**** Given information

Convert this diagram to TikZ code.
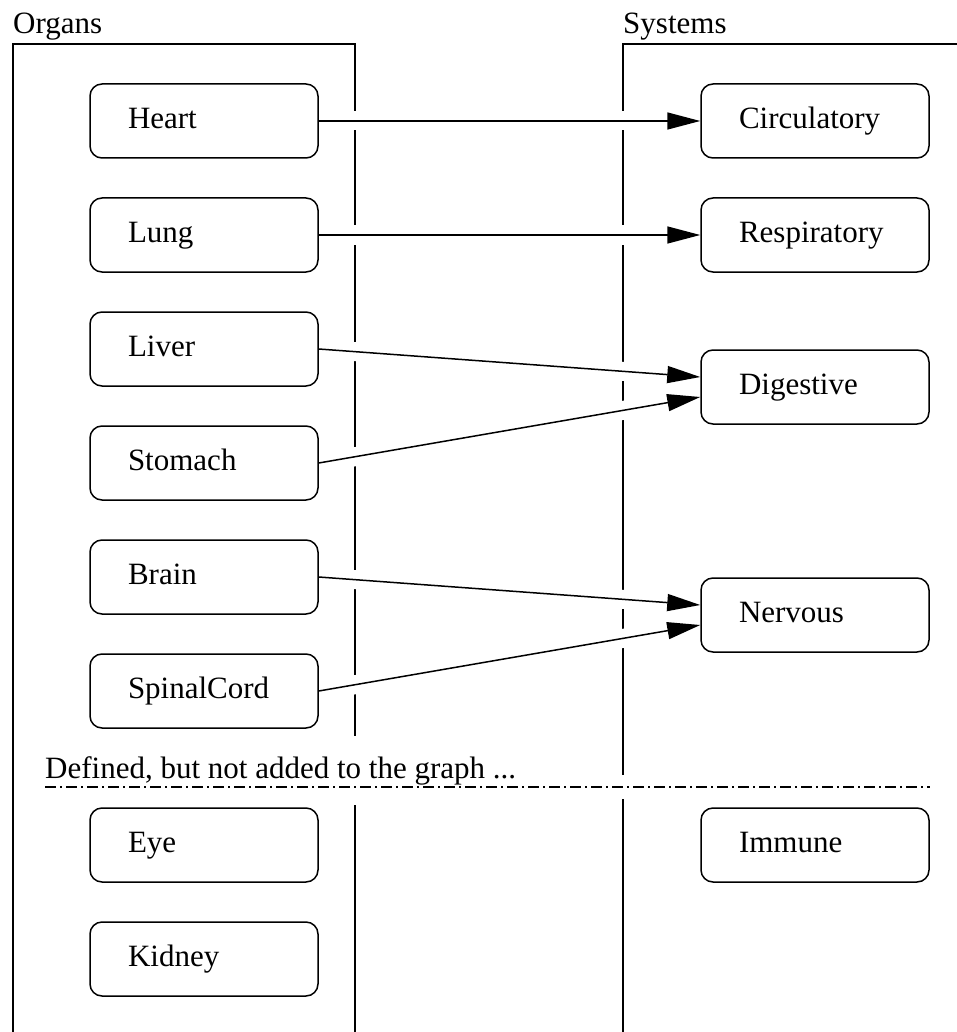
\documentclass[tikz,border=0pt]{standalone}
\usepackage{fontspec}
\setmainfont{Liberation Serif}
\usetikzlibrary{arrows.meta}

\tikzset{
  box/.style={draw, line width=1.5pt, rounded corners=12pt, minimum height=74pt,
    text width=152pt, inner xsep=38pt, inner ysep=0pt, align=left,
    font=\fontsize{31}{37}\selectfont, execute at begin node=\strut},
  frame/.style={line width=1.5pt},
  title/.style={anchor=base west, inner sep=0pt, font=\fontsize{31}{37}\selectfont},
  link/.style={line width=1.5pt, -{Triangle[length=33pt, width=17pt]},
    preaction={draw=white, line width=19pt, shorten <=20pt, shorten >=60pt, -}},
  divider/.style={line width=1.5pt, dash pattern=on 11pt off 4pt on 2pt off 4pt,
    preaction={draw=white, solid, line width=24pt, shorten <=500pt}}
}

\begin{document}
\begin{tikzpicture}[x=1pt, y=-1pt]
  \useasboundingbox (0,0) rectangle (957,1032);

  % column frames (open at the bottom)
  \draw[frame] (13,1032) -- (13,44) -- (355,44) -- (355,1032);
  \draw[frame] (623,1032) -- (623,44) -- (957,44);
  \node[title] (organsT) at (13,34) {Organs};
  \node[title] (systemsT) at (623,34) {Systems};

  % organs
  \node[box] (heart)  at (204,121) {Heart};
  \node[box] (lung)   at (204,235) {Lung};
  \node[box] (liver)  at (204,349) {Liver};
  \node[box] (stom)   at (204,463) {Stomach};
  \node[box] (brain)  at (204,577) {Brain};
  \node[box] (spine)  at (204,691) {SpinalCord};
  \node[box] (eye)    at (204,845) {Eye};
  \node[box] (kidney) at (204,959) {Kidney};

  % systems
  \node[box] (circ)   at (815,121) {Circulatory};
  \node[box] (resp)   at (815,235) {Respiratory};
  \node[box] (dig)    at (815,387) {Digestive};
  \node[box] (nerv)   at (815,615) {Nervous};
  \node[box] (imm)    at (815,845) {Immune};

  % organ -> system links
  \draw[link] (heart.east) -- (circ.west);
  \draw[link] (lung.east) -- (resp.west);
  \draw[link] (liver.east) -- ([yshift=10pt]dig.west);
  \draw[link] (stom.east) -- ([yshift=-10pt]dig.west);
  \draw[link] (brain.east) -- ([yshift=10pt]nerv.west);
  \draw[link] (spine.east) -- ([yshift=-10pt]nerv.west);

  % unused definitions
  \node[title, fill=white, inner xsep=4pt, inner ysep=20pt] (note) at (41,778)
    {Defined, but not added to the graph ...};
  \coordinate (divL) at (45,787);
  \coordinate (divR) at (930,787);
  \draw[divider] (divL) -- (divR);
\end{tikzpicture}
\end{document}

********

| Short exercise |
Leave out the pictures and copy the rest of the material above exactly.

| Expected answer |
Convert this diagram to TikZ code.
\documentclass[tikz,border=0pt]{standalone}
\usepackage{fontspec}
\setmainfont{Liberation Serif}
\usetikzlibrary{arrows.meta}

\tikzset{
  box/.style={draw, line width=1.5pt, rounded corners=12pt, minimum height=74pt,
    text width=152pt, inner xsep=38pt, inner ysep=0pt, align=left,
    font=\fontsize{31}{37}\selectfont, execute at begin node=\strut},
  frame/.style={line width=1.5pt},
  title/.style={anchor=base west, inner sep=0pt, font=\fontsize{31}{37}\selectfont},
  link/.style={line width=1.5pt, -{Triangle[length=33pt, width=17pt]},
    preaction={draw=white, line width=19pt, shorten <=20pt, shorten >=60pt, -}},
  divider/.style={line width=1.5pt, dash pattern=on 11pt off 4pt on 2pt off 4pt,
    preaction={draw=white, solid, line width=24pt, shorten <=500pt}}
}

\begin{document}
\begin{tikzpicture}[x=1pt, y=-1pt]
  \useasboundingbox (0,0) rectangle (957,1032);

  % column frames (open at the bottom)
  \draw[frame] (13,1032) -- (13,44) -- (355,44) -- (355,1032);
  \draw[frame] (623,1032) -- (623,44) -- (957,44);
  \node[title] (organsT) at (13,34) {Organs};
  \node[title] (systemsT) at (623,34) {Systems};

  % organs
  \node[box] (heart)  at (204,121) {Heart};
  \node[box] (lung)   at (204,235) {Lung};
  \node[box] (liver)  at (204,349) {Liver};
  \node[box] (stom)   at (204,463) {Stomach};
  \node[box] (brain)  at (204,577) {Brain};
  \node[box] (spine)  at (204,691) {SpinalCord};
  \node[box] (eye)    at (204,845) {Eye};
  \node[box] (kidney) at (204,959) {Kidney};

  % systems
  \node[box] (circ)   at (815,121) {Circulatory};
  \node[box] (resp)   at (815,235) {Respiratory};
  \node[box] (dig)    at (815,387) {Digestive};
  \node[box] (nerv)   at (815,615) {Nervous};
  \node[box] (imm)    at (815,845) {Immune};

  % organ -> system links
  \draw[link] (heart.east) -- (circ.west);
  \draw[link] (lung.east) -- (resp.west);
  \draw[link] (liver.east) -- ([yshift=10pt]dig.west);
  \draw[link] (stom.east) -- ([yshift=-10pt]dig.west);
  \draw[link] (brain.east) -- ([yshift=10pt]nerv.west);
  \draw[link] (spine.east) -- ([yshift=-10pt]nerv.west);

  % unused definitions
  \node[title, fill=white, inner xsep=4pt, inner ysep=20pt] (note) at (41,778)
    {Defined, but not added to the graph ...};
  \coordinate (divL) at (45,787);
  \coordinate (divR) at (930,787);
  \draw[divider] (divL) -- (divR);
\end{tikzpicture}
\end{document}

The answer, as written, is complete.